70. Au Canada, 55.000 travailleurs de l’éducation de l’Ontario ont défié une loi anti-grève et engendré dans la classe ouvrière un large soutien pour une grève générale contre le gouvernement provincial d’extrême droite de Doug Ford, qui ne fut bloquée qu’à travers l’arrêt de la grève par les syndicats mêmes.
71. Enfin, certaines des batailles de classe les plus explosives se déroulent aux États-Unis, le centre du capitalisme mondial, où le nombre des grèves a considérablement augmenté en 2022 par rapport à l’année précédente, plus de 40% selon une base de données gérée par l’université Cornell. Cela comprend des grèves des travailleurs du pétrole, de l’industrie manufacturière, des soignants et d’autres salariés de la santé, d’enseignants et d’autres travailleurs de l’éducation. L’année s’est terminée sur l’arrêt d’une puissante grève de 48.000 travailleurs de l’Université de Californie, liée à des contrats de concessions acceptés par le syndicat automobile UAW (United Auto Workers).
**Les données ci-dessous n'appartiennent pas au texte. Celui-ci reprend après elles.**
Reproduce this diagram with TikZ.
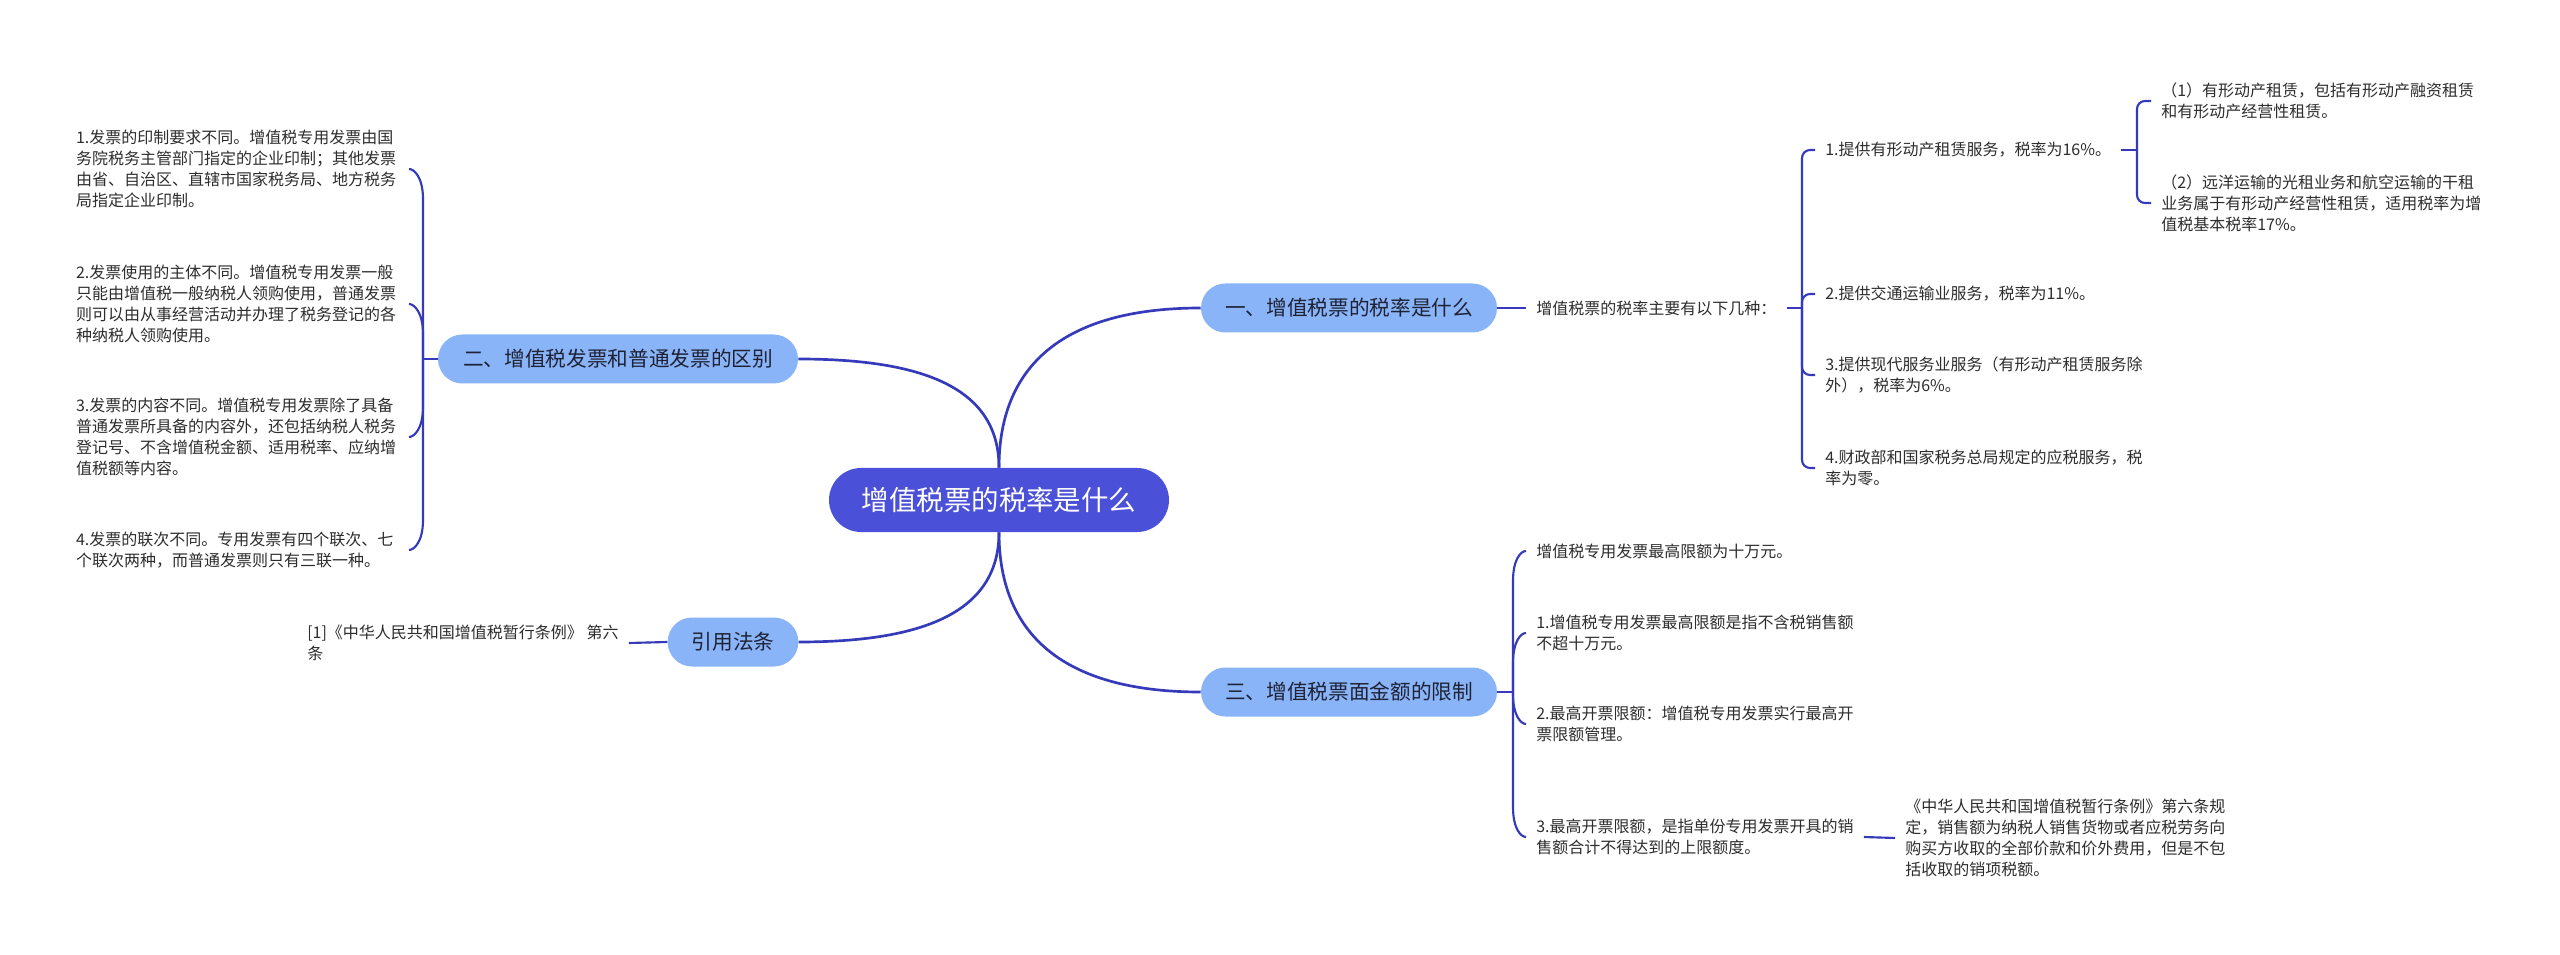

72. Le nombre des grèves n’exprime cependant pas pleinement l’opposition existant dans la classe ouvrière. Une lutte beaucoup plus vaste a été empêchée par l’appareil bureaucratique qui a collaboré étroitement avec les entreprises et le gouvernement dans une tentative désespérée de contenir la colère sociale. Cela a pris la forme de la suppression de la lutte de 100.000 travailleurs du rail où les syndicats ont bloqué les grèves malgré les refus répétés de contrats et les votes d’autorisation de grève. Cette situation a culminé avec l’intervention directe du gouvernement pour rendre une grève illégale en décembre, une mesure de caractère essentiellement fasciste à laquelle l’appareil syndical ne s’est pas opposé – et qu’il a en fait soutenu.